In terms of summations of otherwise divergent series (which is what Borel summation and Cesàro summation are about), a decent reference is G.H. Hardy's Divergent Series.
In terms of divergent integrals, you may also be interested in learning about Cauchy principal values, which is related to Hadamard regularisation. (The references in those Wikipedia articles should be good enough; these two concepts are actually quite easily understood.)
Zeta function regularisation has its roots in number theory, which unfortuantely I don't know enough about to comment.

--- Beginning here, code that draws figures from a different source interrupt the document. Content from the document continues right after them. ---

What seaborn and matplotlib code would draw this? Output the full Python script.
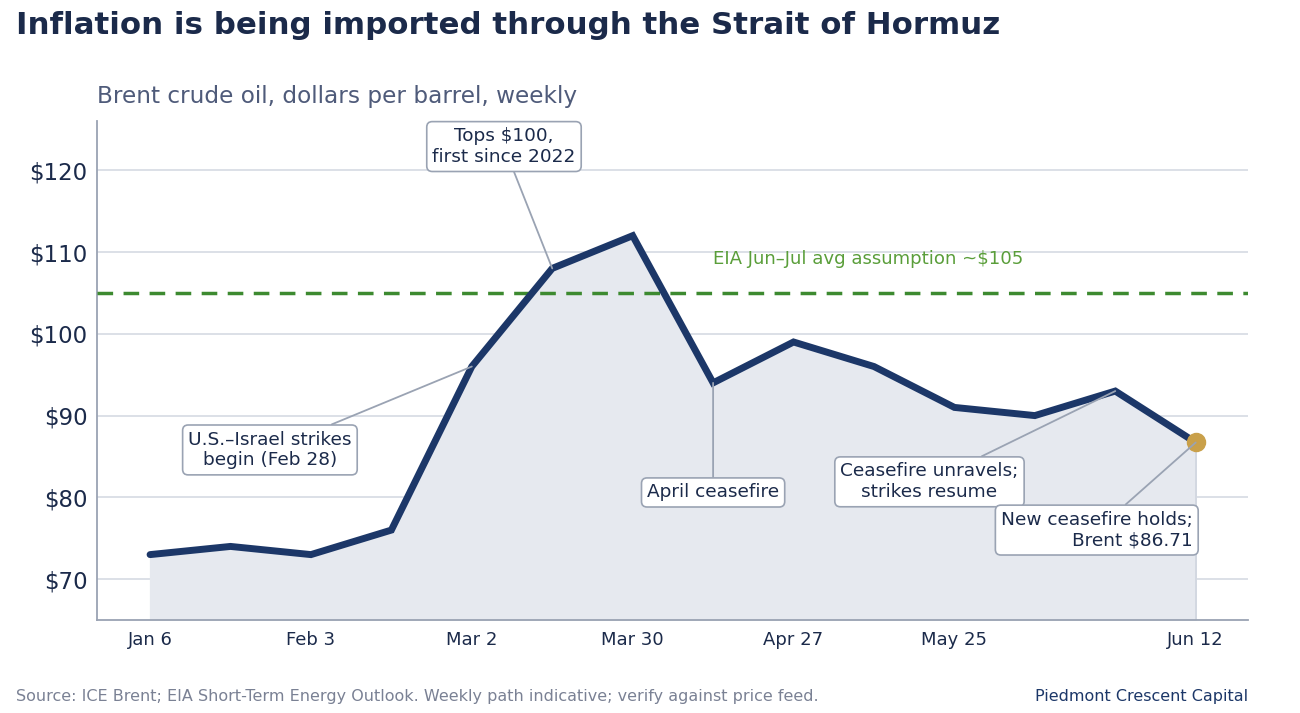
import matplotlib
matplotlib.use("Agg")
import matplotlib.pyplot as plt
import seaborn as sns
import pandas as pd

# ---- data ----
weeks = ["Jan 6", "Jan 20", "Feb 3", "Feb 17", "Mar 2", "Mar 16", "Mar 30",
         "Apr 13", "Apr 27", "May 11", "May 25", "Jun 1", "Jun 5", "Jun 12"]
brent = [73, 74, 73, 76, 96, 108, 112, 94, 99, 96, 91, 90, 93, 86.71]
tick_idx = [0, 2, 4, 6, 8, 10, 13]
tick_labels = ["Jan 6", "Feb 3", "Mar 2", "Mar 30", "Apr 27", "May 25", "Jun 12"]
y_ticks = [70, 80, 90, 100, 110, 120]
eia_level = 105

df = pd.DataFrame({"idx": range(len(brent)), "week": weeks, "brent": brent})

NAVY = "#1c3768"
TEXT = "#1b2a4a"
GRID = "#d5dae3"
SPINE = "#9aa3b3"

sns.set_theme(style="white")
plt.rcParams["font.family"] = ["DejaVu Sans"]

fig = plt.figure(figsize=(13, 7.13), dpi=100)
ax = fig.add_axes([0.0746, 0.1304, 0.8854, 0.6996])

ymin = 65
ax.fill_between(df["idx"], df["brent"], ymin, color="#e6e9ef", zorder=1)
ax.plot([df["idx"].iloc[-1]] * 2, [ymin, df["brent"].iloc[-1]], color="#d0d5df", lw=1.2, zorder=1)
sns.lineplot(data=df, x="idx", y="brent", ax=ax, color=NAVY, lw=5, zorder=4,
             solid_joinstyle="miter")
ax.plot(df["idx"].iloc[-1], df["brent"].iloc[-1], "o", color="#c9a04a", ms=13, zorder=6)

ax.axhline(eia_level, color="#3d8a30", lw=2.5, ls=(0, (4.5, 3)), zorder=3)
ax.text(7.0, eia_level + 3.0, "EIA Jun\u2013Jul avg assumption ~$105", color="#5a9e3a",
        fontsize=13.1, ha="left", va="bottom", zorder=5)

ax.set_xlim(-0.66, 13.65)
ax.set_ylim(ymin, 126)
ax.set_yticks(y_ticks)
ax.set_yticklabels([f"${v}" for v in y_ticks], fontsize=16.5, color=TEXT)
ax.set_xticks(tick_idx)
ax.set_xticklabels(tick_labels, fontsize=13, color=TEXT)
ax.tick_params(axis="both", length=0, pad=8)
ax.tick_params(axis="y", pad=7)
ax.set_xlabel("")
ax.set_ylabel("")
ax.grid(axis="y", color=GRID, lw=1.2, zorder=0)
ax.set_axisbelow(True)
for s in ["top", "right"]:
    ax.spines[s].set_visible(False)
for s in ["left", "bottom"]:
    ax.spines[s].set_color(SPINE)
    ax.spines[s].set_linewidth(1.3)

box = dict(boxstyle="round,pad=0.3,rounding_size=0.3", fc="white", ec=SPINE, lw=1.2)
arrow = dict(arrowstyle="-", color=SPINE, lw=1.3, shrinkA=0, shrinkB=0)

def note(text, xy, xytext, ha="center", ma="center"):
    ax.annotate(text, xy=xy, xytext=xytext, textcoords="data", fontsize=13.3, color=TEXT,
                ha=ha, va="center", multialignment=ma, bbox=box, arrowprops=arrow, zorder=7)

note("Tops $100,\nfirst since 2022", (5, brent[5]), (4.40, 122.9))
note("U.S.\u2013Israel strikes\nbegin (Feb 28)", (4, brent[4]), (1.49, 85.8))
note("April ceasefire", (7, brent[7]), (7.0, 80.6))
note("Ceasefire unravels;\nstrikes resume", (12, brent[12]), (9.69, 81.9))
note("New ceasefire holds;\nBrent $86.71", (13, brent[13]), (11.77, 76.0), ma="right")

fig.text(16 / 1300, 1 - 25 / 713, "Inflation is being imported through the Strait of Hormuz",
         fontsize=22.2, fontweight="bold", color=TEXT, ha="left", va="center")
fig.text(97 / 1300, 1 - 97 / 713, "Brent crude oil, dollars per barrel, weekly",
         fontsize=16.7, color="#4f5b7a", ha="left", va="center")
fig.text(16 / 1300, 1 - 697 / 713,
         "Source: ICE Brent; EIA Short-Term Energy Outlook. Weekly path indicative; verify against price feed.",
         fontsize=11.5, color="#7a8194", ha="left", va="center")
fig.text(1248 / 1300, 1 - 697 / 713, "Piedmont Crescent Capital",
         fontsize=11.5, color=NAVY, ha="right", va="center")

fig.savefig("out.png", dpi=100)
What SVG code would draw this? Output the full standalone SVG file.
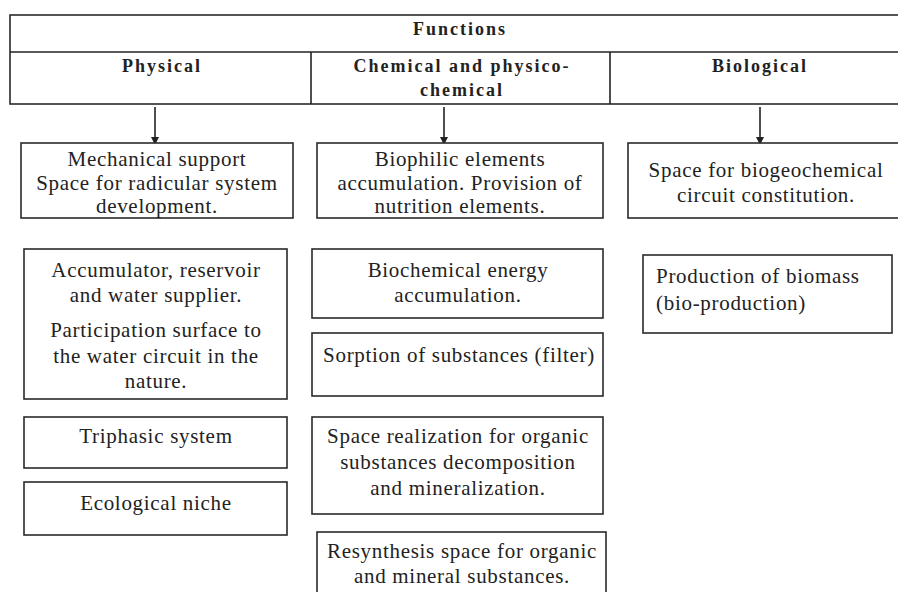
<svg xmlns="http://www.w3.org/2000/svg" width="898" height="592" viewBox="0 0 898 592">
<style>
.b{fill:#fff;stroke:#2a2a2a;stroke-width:1.6}
.t{font-family:"Liberation Serif","Times New Roman",serif;font-size:21px;fill:#222;letter-spacing:0.7px}
.h{font-family:"Liberation Serif","Times New Roman",serif;font-size:18px;font-weight:bold;fill:#222;letter-spacing:2px}
.c{text-anchor:middle}
.ln{stroke:#222;stroke-width:1.6;fill:none}
</style>
<defs>
<marker id="ah" markerWidth="8" markerHeight="8" refX="7" refY="4" orient="auto" markerUnits="userSpaceOnUse">
<path d="M0,0 L8,4 L0,8 z" fill="#222"/>
</marker>
</defs>
<rect width="898" height="592" fill="#fff"/>
<g id="header">
<rect class="b" x="10" y="15" width="892" height="89"/>
<line class="ln" x1="10" y1="52" x2="898" y2="52"/>
<line class="ln" x1="311" y1="52" x2="311" y2="104"/>
<line class="ln" x1="610" y1="52" x2="610" y2="104"/>
<text class="h c" x="460" y="35">Functions</text>
<text class="h c" x="162" y="72">Physical</text>
<text class="h c" x="462" y="72">Chemical and  physico-</text>
<text class="h c" x="462" y="96">chemical</text>
<text class="h c" x="760" y="72">Biological</text>
</g>
<g id="connectors">
<line class="ln" x1="155" y1="107" x2="155" y2="144" marker-end="url(#ah)"/>
<line class="ln" x1="444" y1="107" x2="444" y2="144" marker-end="url(#ah)"/>
<line class="ln" x1="760" y1="107" x2="760" y2="144" marker-end="url(#ah)"/>
</g>
<g id="n-mech">
<rect class="b" x="21" y="143" width="272" height="75"/>
<text class="t c" x="157" y="166">Mechanical support</text>
<text class="t c" x="157" y="190">Space for radicular system</text>
<text class="t c" x="157" y="213">development.</text>
</g>
<g id="n-biophilic">
<rect class="b" x="317" y="143" width="286" height="75"/>
<text class="t c" x="460" y="166">Biophilic elements</text>
<text class="t c" x="460" y="190">accumulation. Provision of</text>
<text class="t c" x="460" y="213">nutrition elements.</text>
</g>
<g id="n-biogeo">
<rect class="b" x="628" y="143" width="272" height="75"/>
<text class="t c" x="766" y="177">Space for biogeochemical</text>
<text class="t c" x="766" y="202">circuit constitution.</text>
</g>
<g id="n-accum">
<rect class="b" x="24" y="249" width="263" height="150"/>
<text class="t c" x="156" y="277">Accumulator, reservoir</text>
<text class="t c" x="156" y="302">and water supplier.</text>
<text class="t c" x="156" y="337">Participation surface to</text>
<text class="t c" x="156" y="363">the water circuit in the</text>
<text class="t c" x="156" y="388">nature.</text>
</g>
<g id="n-triphasic">
<rect class="b" x="24" y="417" width="263" height="51"/>
<text class="t c" x="156" y="443">Triphasic system</text>
</g>
<g id="n-niche">
<rect class="b" x="24" y="482" width="263" height="53"/>
<text class="t c" x="156" y="510">Ecological niche</text>
</g>
<g id="n-biochem">
<rect class="b" x="312" y="249" width="291" height="69"/>
<text class="t c" x="458" y="277">Biochemical energy</text>
<text class="t c" x="458" y="302">accumulation.</text>
</g>
<g id="n-sorption">
<rect class="b" x="312" y="333" width="291" height="63"/>
<text class="t c" x="459" y="362">Sorption of substances (filter)</text>
</g>
<g id="n-space">
<rect class="b" x="312" y="417" width="291" height="97"/>
<text class="t c" x="458" y="443">Space realization for organic</text>
<text class="t c" x="458" y="469">substances decomposition</text>
<text class="t c" x="458" y="495">and mineralization.</text>
</g>
<g id="n-resynth">
<rect class="b" x="317" y="532" width="289" height="70"/>
<text class="t c" x="462" y="558">Resynthesis space for organic</text>
<text class="t c" x="462" y="583">and mineral substances.</text>
</g>
<g id="n-production">
<rect class="b" x="643" y="255" width="249" height="78"/>
<text class="t" x="656" y="283">Production of biomass</text>
<text class="t" x="656" y="310">(bio-production)</text>
</g>
</svg>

Heat kernel type regularisation techniques is closely related to the study of partial differential equations and harmonic analysis. It is related to Friedrichs mollifiers (an exposition is available in most introductory texts in generalised functions / distribution theory; and a slightly more advanced text is volume 1 of Hörmander's Analysis of Linear Partial Differential Operator). It can also be interpreted as a Fourier-space cut-off (which in physics terminology is probably called "ultraviolet cutoff" and which can be interpreted in physical space as setting a minimal length scale), so can be described in terms of, say, Littlewood-Paley Theory (another advanced text is Stein's Topics in Harmonic Analysis relating to Littlewood-Paley Theory) or the FBI transform. Unfortunately I don't know many good introduction texts in these areas. But I hope some of these keywords can aid your search.